Intéressante est l’évocation, par petites touches en arrière-plan, des événements qui ont impacté la vie quotidienne à Berlin, après la défaite allemande de 1918 et la chute de l’Empire : avènement de la République de Weimar, manifestations spartakistes, crise économique et hyperinflation, avant-gardisme culturel, montée en puissance des idées national-socialistes et des brutalités de leurs affidés.

 

J’ai en revanche été contrarié par la rigidité des profils psychologiques que l’auteur assigne à ses  personnages, d’autant plus qu’il prend le soin d’en détailler et redétailler tous les traits jusqu’à plus soif.
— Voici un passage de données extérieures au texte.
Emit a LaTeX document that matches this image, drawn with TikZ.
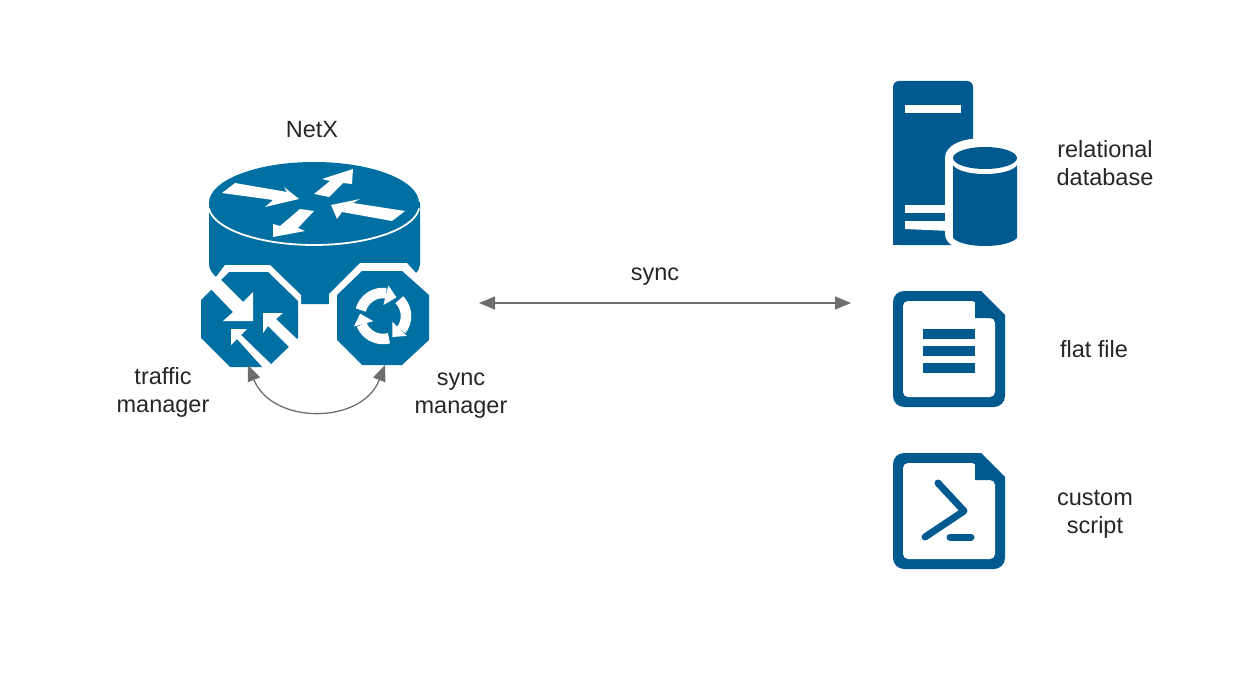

Une construction littéraire sans doute inspirée des tragédies antiques et de leurs protagonistes archétypaux ! Un procédé quelque peu démodé dans la littérature moderne, les lecteurs n’ayant plus besoin qu’on leur mette des points sur les « i », comme s’ils étaient incapables d’appréhender un profil caractériel complexe à partir de quelques signes.

 

Même profusion de détails et excès de sentimentalisme dans l’analyse des sentiments et des réactions : enthousiasmes, déceptions, colères, joies et peines manquent de nuance et de sobriété dans leur narration.

 

Dommage ! Hormis ces analyses interminables et quelques dérapages mélodramatiques, la traduction française de l’ouvrage reflète une écriture ronde, claire, précise, empreinte d’une sorte d’ironie distancée et badine, qui le rend agréable à lire.

 

Une chose m’a frappé : le mot « nazi » n’apparaît jamais dans les sept cents pages du livre, pas plus d’ailleurs que le nom d’Hitler. Pour désigner les Nazis, l’auteur emploie couramment l’expression « les hommes bottés », comme s’ils étaient juste des fascistes antisémites violents. Il est vrai qu’Israel Joshua Singer est mort subitement à New York début 1944 et qu’il n’a peut-être pas eu conscience de la Shoah et de son ampleur.